I've done my time with Vincent Van Gogh: read the biographies, seen the documentaries, made the pilgrimage to Arles. But he's never come alive for me as he does in Simon Schama's Power of Art (Monday, 8 p.m., PBS). Schama begins his new series with a portrait of Van Gogh that leaps off the screen, much as the painter's sunflowers and cypresses leaped off the canvas. Schama accomplishes this feat with a masterful blend of dramatization, commentary and location footage, along with generous samplings of Van Gogh's words and images.
As he proved in A History of Britain, Schama is the host with the most. He narrates with emphatic rhythms and cheeky wit, avoiding the decorum of the important-subject TV documentary. He can be flip, but you never doubt his passion for the subject. Here's what he has to say about Van Gogh's final self-portrait: "We get pulled into the vortex of all those whirlpools of paint that coil around his head, writhe through the waves of his hair as if the pulses of some engulfing migraine were throbbing mercilessly through his invaded body, swirling oceans of painted pain."
That description gets you so far inside Van Gogh's aching head that you'll need an aspirin yourself.
Meadowlands
Sunday, 9 pm (Showtime)
This new series attempts to create a mysterious community à la Twin Peaks, brimming with secrets and strange behavior. It's about the Brogan family, who move to a development called Meadowlands to escape some inscrutable crisis. They meet inscrutable neighbors and make inscrutable moves of their own.
But there's such a thing as too much inscrutability. You quickly grow impatient with all the unexplained weirdness. Why hasn't the son spoken in four months? Why does the daughter throw herself into the arms of a local creep?

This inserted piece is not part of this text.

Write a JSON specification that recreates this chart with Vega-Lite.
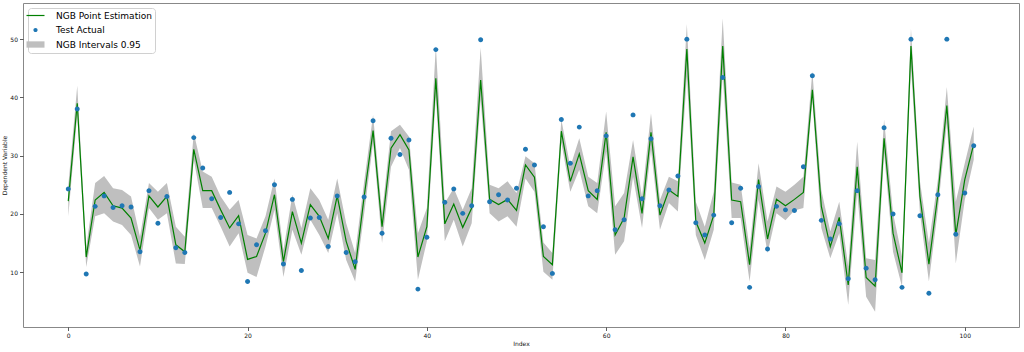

Why does the Brogan family turn out to be the Foy family?
"We are off the radar here," says the father. "Nobody knows the Brogans exist."
It won't be long before the TV audience forgets they exist, too.
Age of Love
Monday, 8 pm (NBC)
This new reality series investigates a serious social issue: Do hunky guys prefer older or younger chicks? Of course, NBC isn't presenting it that bluntly. The network says the series is about the search for true love. Tennis star Mark Philippoussis is introduced to six "fun, enthusiastic" women in their 20s and seven "sophisticated, experienced" women in their 40s. From which group will he choose his mate?
If the older women really are so sophisticated and experienced, why are they looking for true love on an NBC soundstage?
The Closer
Monday, 8 pm (TNT)
When it debuted in 2005, I panned this series about a smart Atlanta detective (Kyra Sedgwick) transplanted to the Los Angeles Police Department. I thought Sedgwick laid it on too thick, and I recoiled from the ultra-violent imagery. But everybody else loved The Closer, and it became a huge cable hit. I figured I'd check in again to see if I'd been wrong.
The 2007 premiere opens at a crime scene, with an entire family slaughtered in their home. "I've counted over 30 stab wounds in the body," says Sedgwick's Brenda, standing over one of the corpses. You'll be able to count them too. The camera lingers over each bloody gash. When Brenda finally turns to the mutilated 12-year-old girl, she...well, I admit I don't know what she does. I bailed.
Mayble I'll work up the nerve to check back in for The Closer's 2008 premiere.
Heartland
Monday, 9 pm (TNT)
This new series is a soap opera with red goo. Treat Williams plays a brilliant heart-transplant surgeon who takes unconventional risks in the operating room. We watch him manhandle glistening organs, ripping them out of one body and jamming them into another. And we can't help but wonder: Shouldn't transplants be a bit more...delicate?
Swirling around our hero are a conflicted ex-wife, a troubled daughter and many distressed patients. The filmmakers clearly want these characters to touch your heart. But if I were you, I wouldn't let them get anywhere near it.
Top Chef
Wednesday, 9 pm (Bravo)
Top Chef is one of TV's best reality series. It's fun to watch the talented chefs at work, especially in a high-pressure competition that throws all manner of weird challenges at them. Add to that the clash of personalities and you've got an irresistible spectacle.
The third season features the usual mix of buffoons, jerks and prima donnas. My favorite so far is Joey, whose New Yawk tough-guy pose is hilariously inappropriate in the context of haute cuisine.
"I'm the biggest, baddest motherfucker here," he says threateningly. "I came to kick ass."
So he thinks. But I'd like to see him remain a "big, bad motherfucker" when preparing a delicate amuse-bouche with poached shrimp and champagne basil vinaigrette.